**Instructions to follow:** Extract only the first line of the listing and every line after it up to and including the one with "concelho = 'Vila Nova de Cerveira'". Omit the pictures.

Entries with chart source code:
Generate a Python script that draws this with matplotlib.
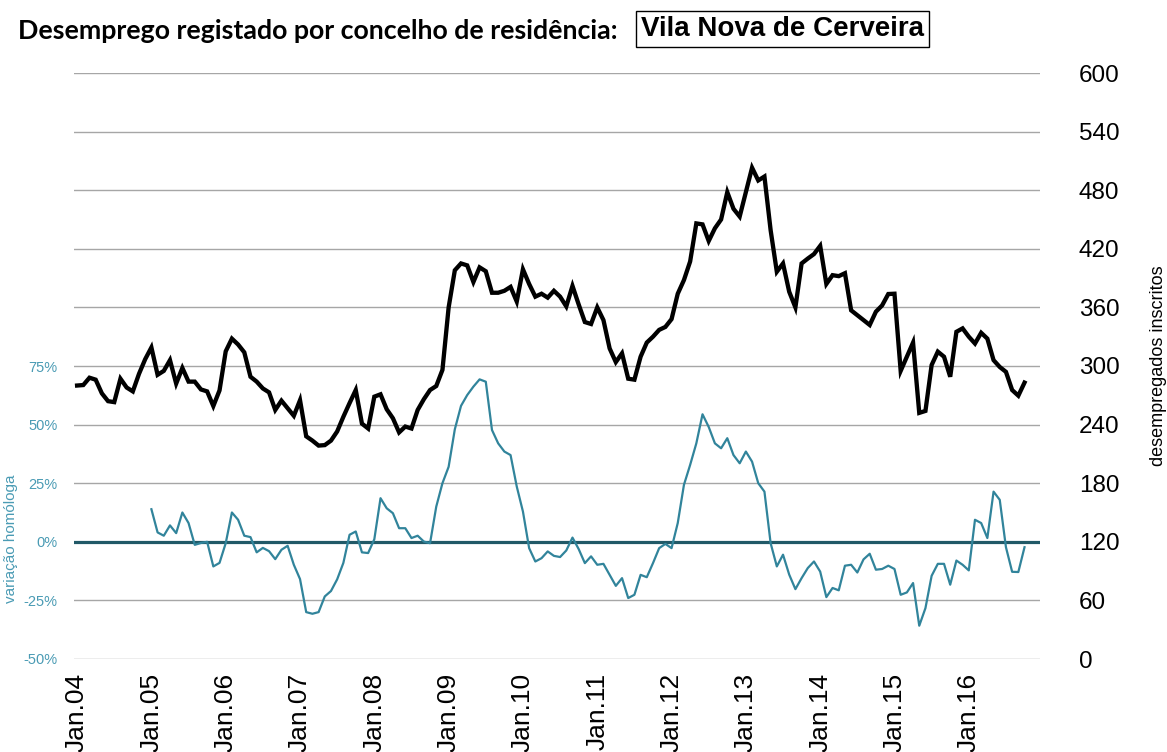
import numpy as np
import matplotlib
matplotlib.use('Agg')
import matplotlib.pyplot as plt
from matplotlib.ticker import FixedLocator, FuncFormatter

concelho = 'Vila Nova de Cerveira'

# desempregados inscritos, mensal, Jan.2004 - Out.2016
inscritos = [
    280, 280.5, 288, 286, 272, 264, 263, 287, 278, 274, 292, 307,
    319, 291, 295, 306, 282, 298, 284, 284, 276, 274, 259, 275,
    315, 328, 322, 314, 289, 284, 277, 273, 255, 264.5, 256.7, 249,
    265, 228, 223.6, 218.5, 219, 223.6, 233, 248, 262, 275.4, 241, 236,
    268.6, 271, 255.7, 246.5, 232, 238, 236, 255, 266, 275.4, 279.5, 296,
    360, 398, 405, 403, 386, 401, 397, 375, 375, 377, 381, 366,
    399, 384, 371, 374, 370, 377, 371, 361, 382, 363, 345, 343,
    360, 347, 318, 304, 313, 287, 286, 309.5, 324, 330, 337, 340,
    348, 374, 388, 407, 446, 445, 428, 441, 450, 478, 461, 453,
    478, 503, 490, 494, 439, 396.5, 405, 376, 360, 405, 410, 414.6,
    423, 384, 393, 392, 395, 357, 352, 347, 342, 355.6, 362, 373.7,
    374, 295, 309.5, 324, 252, 254, 301, 314.7, 309.5, 289, 335, 338.5,
    330, 323, 334, 328, 306, 299, 294, 275.4, 269.6, 283,
]

# variacao homologa (%), a partir de Jan.2005
variacao = [
    13.9, 4, 2.6, 7, 3.7, 12.5, 8, -1.3, -0.5, 0, -10.5, -9,
    -0.6, 12.5, 9.4, 2.6, 2, -4.5, -2.6, -4, -7.4, -3.4, -1.7, -9.8,
    -15.9, -30, -30.7, -30, -23.3, -21, -16, -9, 3, 4.4, -4.5, -4.8,
    1.1, 18.6, 14.3, 12.2, 5.8, 5.8, 1.6, 2.6, 0.1, -0.6, 15, 25,
    32, 48, 58, 62.6, 66.2, 69.3, 68.3, 47.7, 42, 38.5, 37, 23.6,
    12.9, -2.7, -8.4, -7, -4.1, -6, -6.5, -3.7, 1.8, -3.1, -9.1, -6.2,
    -9.8, -9.4, -14.1, -18.8, -15.5, -24, -22.6, -14.1, -15.1, -9.1, -2.7, -0.9,
    -2.7, 8, 24.3, 32.8, 42, 54.4, 49, 42, 39.9, 44.2, 37, 33.5,
    38.5, 34.2, 25, 21.4, -0.6, -10.5, -5.5, -14, -20.2, -15.5, -11.2, -8.4,
    -12.7, -23.6, -19.7, -20.7, -10.2, -9.8, -13.1, -7.5, -5.1, -11.9, -11.6, -10.2,
    -11.6, -22.6, -21.6, -17.6, -35.8, -28.3, -14.5, -9.4, -9.4, -18.3, -8, -9.8,
    -12.2, 9.4, 8, 1.6, 21.4, 17.9, -2.3, -12.8, -12.9, -2.3,
]

anos = ['Jan.%02d' % a for a in range(4, 17)]

teal = '#31849B'
teal_lbl = '#4A9BB4'
grid_col = '#A6A6A6'

x_abs = np.arange(len(inscritos))
x_var = np.arange(12, 12 + len(variacao))

fig = plt.figure(figsize=(11.67, 7.52), dpi=100)
ax = fig.add_axes([74 / 1167, 1 - 659 / 752, 966 / 1167, 586 / 752])
ax2 = ax.twinx()

# eixo esquerdo: variacao homologa
ax.set_ylim(-50, 200)
ax.yaxis.set_major_locator(FixedLocator(np.arange(-50, 201, 25)))
ax.yaxis.set_major_formatter(FuncFormatter(lambda v, p: '%d%%' % v if v <= 75 else ''))
ax.grid(axis='y', color=grid_col, lw=1.0)
ax.set_axisbelow(True)
ax.axhline(0, color='#215967', lw=2.3, zorder=2)
ax.plot(x_var, variacao, color=teal, lw=1.6, zorder=3)
ax.tick_params(axis='y', length=0, pad=12, labelsize=10.5, labelcolor=teal_lbl)
ax.set_ylabel('variação homóloga', color=teal_lbl, fontsize=11)
ax.yaxis.set_label_coords(-0.058, 0.206)

# eixo x
ax.set_xlim(-0.5, 155.5)
ax.set_xticks(np.arange(0, 145, 12))
ax.set_xticklabels(anos, rotation=90, va='top', ha='center')
ax.tick_params(axis='x', length=0, pad=10, labelsize=19)

# eixo direito: inscritos
ax2.set_ylim(0, 600)
ax2.set_yticks(np.arange(0, 601, 60))
ax2.plot(x_abs, inscritos, color='black', lw=3.1, solid_joinstyle='miter', zorder=4)
ax2.tick_params(axis='y', length=0, pad=28, labelsize=17.5)
ax2.set_ylabel('desempregados inscritos', fontsize=13, rotation=90)
ax2.yaxis.set_label_coords(1.114, 0.5)

for a in (ax, ax2):
    for s in a.spines.values():
        s.set_visible(False)

for lbl in ax.get_xticklabels() + ax2.get_yticklabels() + ax.get_yticklabels():
    lbl.set_fontfamily('Liberation Sans')
ax.yaxis.label.set_fontfamily('Liberation Sans')
ax2.yaxis.label.set_fontfamily('Liberation Sans')

fig.text(18 / 1167, 1 - 31 / 752, 'Desemprego registado por concelho de residência:',
         fontsize=19.3, fontweight='bold', family='Lato', ha='left', va='center')
fig.text(782.5 / 1167, 1 - 29 / 752, concelho, fontsize=20, fontweight='bold',
         family='Liberation Sans', ha='center', va='center',
         bbox=dict(boxstyle='square,pad=0.17', fc='white', ec='black', lw=1.0))

fig.savefig('out.png', dpi=100)
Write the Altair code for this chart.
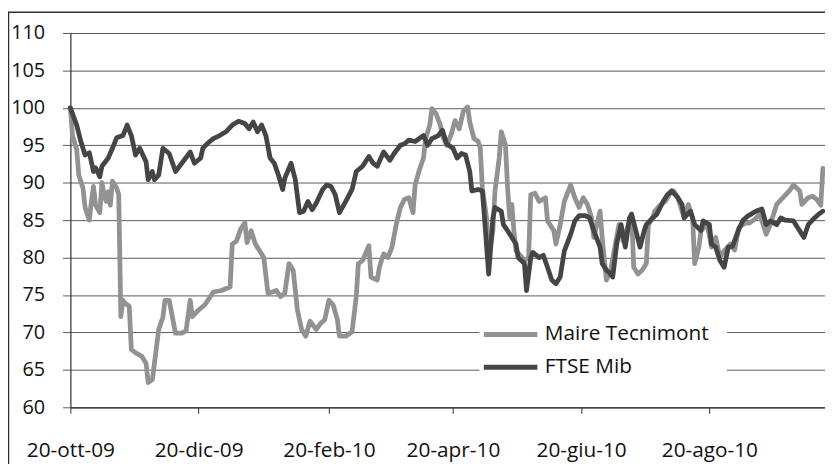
import json
import altair as alt
import pandas as pd

# ---------------- data ----------------
series_names = ["Maire Tecnimont", "FTSE Mib"]
series_colors = ["#929292", "#454545"]

maire_dates = [
    "2009-10-20", "2009-10-21", "2009-10-23", "2009-10-24", "2009-10-26", "2009-10-27", "2009-10-29",
    "2009-10-30", "2009-10-31", "2009-11-01", "2009-11-03", "2009-11-04", "2009-11-05", "2009-11-06",
    "2009-11-07", "2009-11-08", "2009-11-09", "2009-11-11", "2009-11-12", "2009-11-13", "2009-11-14",
    "2009-11-15", "2009-11-17", "2009-11-18", "2009-11-20", "2009-11-23", "2009-11-25", "2009-11-26",
    "2009-11-28", "2009-11-29", "2009-12-01", "2009-12-03", "2009-12-04", "2009-12-06", "2009-12-09",
    "2009-12-12", "2009-12-14", "2009-12-16", "2009-12-17", "2009-12-20", "2009-12-23", "2009-12-27",
    "2009-12-31", "2010-01-04", "2010-01-05", "2010-01-07", "2010-01-09", "2010-01-11", "2010-01-12",
    "2010-01-14", "2010-01-16", "2010-01-18", "2010-01-20", "2010-01-22", "2010-01-24", "2010-01-26",
    "2010-01-28", "2010-01-30", "2010-02-01", "2010-02-03", "2010-02-05", "2010-02-07", "2010-02-09",
    "2010-02-11", "2010-02-14", "2010-02-16", "2010-02-18", "2010-02-20", "2010-02-22", "2010-02-24",
    "2010-02-25", "2010-02-28", "2010-03-03", "2010-03-05", "2010-03-06", "2010-03-08", "2010-03-11",
    "2010-03-12", "2010-03-15", "2010-03-16", "2010-03-18", "2010-03-20", "2010-03-22", "2010-03-24",
    "2010-03-26", "2010-03-28", "2010-03-30", "2010-04-01", "2010-04-02", "2010-04-04", "2010-04-06",
    "2010-04-07", "2010-04-09", "2010-04-10", "2010-04-12", "2010-04-14", "2010-04-15", "2010-04-17",
    "2010-04-19", "2010-04-21", "2010-04-23", "2010-04-25", "2010-04-27", "2010-04-28", "2010-04-30",
    "2010-05-02", "2010-05-03", "2010-05-04", "2010-05-06", "2010-05-07", "2010-05-09", "2010-05-10",
    "2010-05-12", "2010-05-13", "2010-05-15", "2010-05-16", "2010-05-17", "2010-05-18", "2010-05-19",
    "2010-05-20", "2010-05-23", "2010-05-24", "2010-05-26", "2010-05-27", "2010-05-29", "2010-05-31",
    "2010-06-03", "2010-06-04", "2010-06-07", "2010-06-08", "2010-06-10", "2010-06-12", "2010-06-15",
    "2010-06-17", "2010-06-19", "2010-06-21", "2010-06-23", "2010-06-25", "2010-06-26", "2010-06-29",
    "2010-06-30", "2010-07-02", "2010-07-04", "2010-07-06", "2010-07-08", "2010-07-10", "2010-07-12",
    "2010-07-14", "2010-07-15", "2010-07-17", "2010-07-19", "2010-07-21", "2010-07-22", "2010-07-24",
    "2010-07-25", "2010-07-28", "2010-07-30", "2010-08-02", "2010-08-03", "2010-08-05", "2010-08-08",
    "2010-08-10", "2010-08-12", "2010-08-13", "2010-08-15", "2010-08-16", "2010-08-19", "2010-08-21",
    "2010-08-23", "2010-08-25", "2010-08-27", "2010-08-30", "2010-09-01", "2010-09-03", "2010-09-06",
    "2010-09-08", "2010-09-11", "2010-09-13", "2010-09-16", "2010-09-18", "2010-09-21", "2010-09-24",
    "2010-09-27", "2010-09-29", "2010-10-02", "2010-10-03", "2010-10-06", "2010-10-08", "2010-10-10",
    "2010-10-12", "2010-10-13",
]
maire_values = [
    100, 96.3, 94.4, 91, 89.3, 86.7, 85,
    87.5, 89.5, 87, 86, 90, 88.5, 87.5,
    88.8, 87, 90.2, 89.3, 88.4, 72.1, 74.3,
    73.9, 73.5, 67.7, 67.3, 66.8, 65.9, 63.3,
    63.7, 65.9, 70.4, 72, 74.3, 74.3, 69.9,
    69.9, 70.2, 74.3, 72.1, 73, 73.7, 75.4,
    75.6, 76.1, 81.8, 82.2, 83.8, 84.7, 82,
    83.6, 81.8, 80.9, 80, 75.2, 75.4, 75.6,
    74.8, 75.2, 79.2, 78.3, 73, 70.4, 69.5,
    71.5, 70.4, 71.2, 71.7, 74.3, 73.7, 71.7,
    69.5, 69.5, 70.1, 74.8, 79.2, 79.6, 81.6,
    77.4, 77, 78.7, 80.5, 80, 81.4, 84.4,
    86.7, 87.8, 88, 86, 89.7, 91.7, 93.3,
    95.9, 97.7, 99.9, 99.2, 97.7, 96.3, 95,
    96.3, 98.3, 97.2, 99.6, 100.1, 98.1, 95.9,
    95.5, 94.6, 89.3, 85.3, 80, 83.6, 88.9,
    93.3, 96.8, 95, 89.3, 85.3, 87.1, 83.6,
    80.9, 80, 79.6, 80, 88.4, 88.6, 87.5,
    88, 84.9, 83.6, 81.8, 84.4, 87.5, 89.7,
    88, 86.7, 88, 87.1, 85.3, 82.7, 86.2,
    82.7, 77, 78.3, 81.4, 84.4, 82.2, 84,
    85.8, 78.7, 77.8, 78.3, 79.2, 84.4, 85.3,
    86.2, 87.1, 87.5, 88.9, 88.9, 88, 85.3,
    87.1, 85.3, 79.2, 81.4, 83.6, 84.4, 81.4,
    82.7, 80, 80.9, 81.8, 81, 84, 84.6,
    84.6, 85.2, 85.8, 83.1, 84.4, 87.1, 88,
    88.9, 89.7, 88.9, 87.1, 88, 88.2, 87.8,
    87, 91.9,
]

ftse_dates = [
    "2009-10-20", "2009-10-23", "2009-10-25", "2009-10-27", "2009-10-29", "2009-10-31", "2009-11-01",
    "2009-11-03", "2009-11-04", "2009-11-07", "2009-11-09", "2009-11-11", "2009-11-14", "2009-11-16",
    "2009-11-18", "2009-11-20", "2009-11-22", "2009-11-25", "2009-11-26", "2009-11-28", "2009-11-29",
    "2009-12-01", "2009-12-03", "2009-12-06", "2009-12-09", "2009-12-12", "2009-12-16", "2009-12-18",
    "2009-12-21", "2009-12-22", "2009-12-24", "2009-12-27", "2009-12-30", "2010-01-02", "2010-01-05",
    "2010-01-08", "2010-01-11", "2010-01-13", "2010-01-15", "2010-01-17", "2010-01-19", "2010-01-21",
    "2010-01-23", "2010-01-25", "2010-01-27", "2010-01-29", "2010-01-30", "2010-02-02", "2010-02-04",
    "2010-02-06", "2010-02-08", "2010-02-10", "2010-02-12", "2010-02-14", "2010-02-17", "2010-02-19",
    "2010-02-21", "2010-02-23", "2010-02-25", "2010-02-28", "2010-03-03", "2010-03-05", "2010-03-08",
    "2010-03-11", "2010-03-13", "2010-03-15", "2010-03-18", "2010-03-21", "2010-03-23", "2010-03-26",
    "2010-03-28", "2010-03-30", "2010-04-02", "2010-04-04", "2010-04-06", "2010-04-08", "2010-04-10",
    "2010-04-13", "2010-04-15", "2010-04-17", "2010-04-20", "2010-04-22", "2010-04-24", "2010-04-26",
    "2010-04-28", "2010-04-29", "2010-05-02", "2010-05-04", "2010-05-05", "2010-05-07", "2010-05-09",
    "2010-05-10", "2010-05-13", "2010-05-14", "2010-05-16", "2010-05-20", "2010-05-21", "2010-05-24",
    "2010-05-25", "2010-05-27", "2010-05-28", "2010-05-31", "2010-06-02", "2010-06-04", "2010-06-06",
    "2010-06-08", "2010-06-10", "2010-06-12", "2010-06-15", "2010-06-17", "2010-06-19", "2010-06-22",
    "2010-06-24", "2010-06-26", "2010-06-29", "2010-06-30", "2010-07-02", "2010-07-03", "2010-07-05",
    "2010-07-07", "2010-07-09", "2010-07-11", "2010-07-13", "2010-07-14", "2010-07-16", "2010-07-18",
    "2010-07-20", "2010-07-21", "2010-07-24", "2010-07-26", "2010-07-29", "2010-07-31", "2010-08-02",
    "2010-08-05", "2010-08-07", "2010-08-08", "2010-08-11", "2010-08-13", "2010-08-16", "2010-08-17",
    "2010-08-20", "2010-08-21", "2010-08-23", "2010-08-25", "2010-08-27", "2010-08-29", "2010-08-31",
    "2010-09-03", "2010-09-05", "2010-09-07", "2010-09-10", "2010-09-12", "2010-09-14", "2010-09-16",
    "2010-09-18", "2010-09-21", "2010-09-23", "2010-09-25", "2010-09-29", "2010-10-01", "2010-10-04",
    "2010-10-06", "2010-10-09", "2010-10-11", "2010-10-13",
]
ftse_values = [
    100, 97.7, 95.5, 93.7, 94, 91.5, 92,
    90.8, 92.2, 93.3, 94.6, 96, 96.3, 97.7,
    96.3, 93.7, 94.6, 92.8, 90.4, 91.5, 90.4,
    91, 94.6, 93.9, 91.5, 92.6, 94.1, 92.6,
    93.3, 94.6, 95.2, 95.9, 96.3, 96.8, 97.7,
    98.2, 97.9, 97.2, 98.1, 96.8, 97.7, 96.3,
    93.3, 92.6, 91, 89.1, 90.6, 92.6, 90.4,
    86, 86.2, 87.5, 86.4, 87.3, 89.1, 89.7,
    89.5, 88.4, 86, 87.5, 89.1, 91.5, 92.2,
    93.5, 92.6, 92.2, 94.1, 93, 93.9, 95,
    95.2, 95.7, 95.5, 95.9, 96.3, 95, 95.9,
    96.3, 97, 95.2, 94.6, 93.3, 93.9, 93.7,
    91.5, 88.9, 89.1, 88.9, 85.3, 77.8, 85.3,
    86.7, 86.2, 84.4, 83.6, 81.8, 80, 79.2,
    75.6, 80, 80.7, 80, 80.3, 78.7, 77,
    76.5, 77.4, 80.9, 83.1, 84.9, 85.6, 85.6,
    85.3, 83.6, 81.4, 79.2, 78.3, 78.1, 77.4,
    82, 84.4, 81.4, 85.3, 85.8, 83.6, 81.4,
    83.6, 84.4, 85.3, 85.8, 87.5, 88.4, 88.9,
    88, 87.1, 85.3, 86.2, 84.4, 83.6, 84.9,
    84.4, 81.8, 81.4, 79.6, 78.7, 81.4, 81.5,
    83.8, 85, 85.5, 86, 86.3, 86.5, 84.4,
    84.9, 84.4, 85.3, 85, 84.9, 84, 82.7,
    84.4, 85.3, 85.8, 86.2,
]

y_ticks = [60, 65, 70, 75, 80, 85, 90, 95, 100, 105, 110]
tick_dates = ["2009-10-20", "2009-12-20", "2010-02-20", "2010-04-20", "2010-06-20", "2010-08-20"]
tick_labels = ["20-ott-09", "20-dic-09", "20-feb-10", "20-apr-10", "20-giu-10", "20-ago-10"]
x_domain = ["2009-10-20", "2010-10-14"]

# ---------------- build table ----------------
df = pd.concat([
    pd.DataFrame({"date": maire_dates, "value": maire_values, "series": series_names[0]}),
    pd.DataFrame({"date": ftse_dates, "value": ftse_values, "series": series_names[1]}),
], ignore_index=True)


def dt(s):
    y, m, d = (int(p) for p in s.split("-"))
    return alt.DateTime(year=y, month=m, date=d, utc=True)


FONT = "Open Sans"
GRID = "#5a5a5a"
DARK = "#2e2e2e"

label_expr = (
    f"{json.dumps(tick_labels)}[indexof({json.dumps(tick_dates)}, "
    f"utcFormat(datum.value, '%Y-%m-%d'))]"
)

x_enc = alt.X(
    "date:T",
    scale=alt.Scale(type="utc", domain=[dt(s) for s in x_domain]),
    axis=alt.Axis(
        values=[dt(s) for s in tick_dates],
        labelExpr=label_expr,
        title=None,
        grid=False,
        tickSize=6,
        tickColor=DARK,
        domainColor=DARK,
        domainWidth=1.2,
        labelPadding=38,
        labelFontSize=21,
        labelFont=FONT,
        labelColor="#111111",
        labelBaseline="middle",
        labelFlush=False,
        labelOverlap=False,
    ),
)

y_enc = alt.Y(
    "value:Q",
    scale=alt.Scale(domain=[60, 110], nice=False, zero=False),
    axis=alt.Axis(
        values=y_ticks,
        title=None,
        grid=True,
        gridColor=GRID,
        gridWidth=1,
        tickSize=8,
        tickColor=GRID,
        domainColor=DARK,
        domainWidth=1.2,
        labelPadding=18,
        labelFontSize=20,
        labelFont=FONT,
        labelColor="#111111",
        labelBaseline="middle",
    ),
)

color_enc = alt.Color(
    "series:N",
    scale=alt.Scale(domain=series_names, range=series_colors),
    sort=series_names,
    legend=alt.Legend(
        title=None,
        orient="none",
        legendX=413,
        legendY=273,
        padding=18,
        fillColor="white",
        symbolType="M-2.5,0H2.5",
        symbolSize=467,
        symbolStrokeWidth=5,
        labelFont=FONT,
        labelFontSize=21,
        labelColor="#111111",
        labelOffset=21,
        labelLimit=400,
        rowPadding=9,
    ),
)

base = alt.Chart(df)

maire_line = base.transform_filter(
    alt.datum.series == series_names[0]
).mark_line(strokeWidth=4.8, strokeJoin="round", strokeCap="round").encode(
    x=x_enc, y=y_enc, color=color_enc
)

ftse_line = base.transform_filter(
    alt.datum.series == series_names[1]
).mark_line(strokeWidth=4.8, strokeJoin="round", strokeCap="round").encode(
    x=x_enc, y=y_enc, color=color_enc
)

frame = alt.Chart(pd.DataFrame({"frame": [0]})).mark_rect(
    filled=False, stroke=DARK, strokeWidth=1.5
).encode(
    x=alt.value(-62.5), x2=alt.value(800), y=alt.value(-21), y2=alt.value(460)
)

chart = alt.layer(maire_line, ftse_line, frame).properties(
    width=762,
    height=378,
    autosize=alt.AutoSizeParams(type="none"),
    padding={"left": 63, "top": 23, "right": 0, "bottom": 55},
    background="white",
).configure_view(strokeWidth=0)

chart.save("out.html", embed_options={"renderer": "svg", "actions": False})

**Response for this exercise:**
Generate a Python script that draws this with matplotlib.
import numpy as np
import matplotlib
matplotlib.use('Agg')
import matplotlib.pyplot as plt
from matplotlib.ticker import FixedLocator, FuncFormatter

concelho = 'Vila Nova de Cerveira'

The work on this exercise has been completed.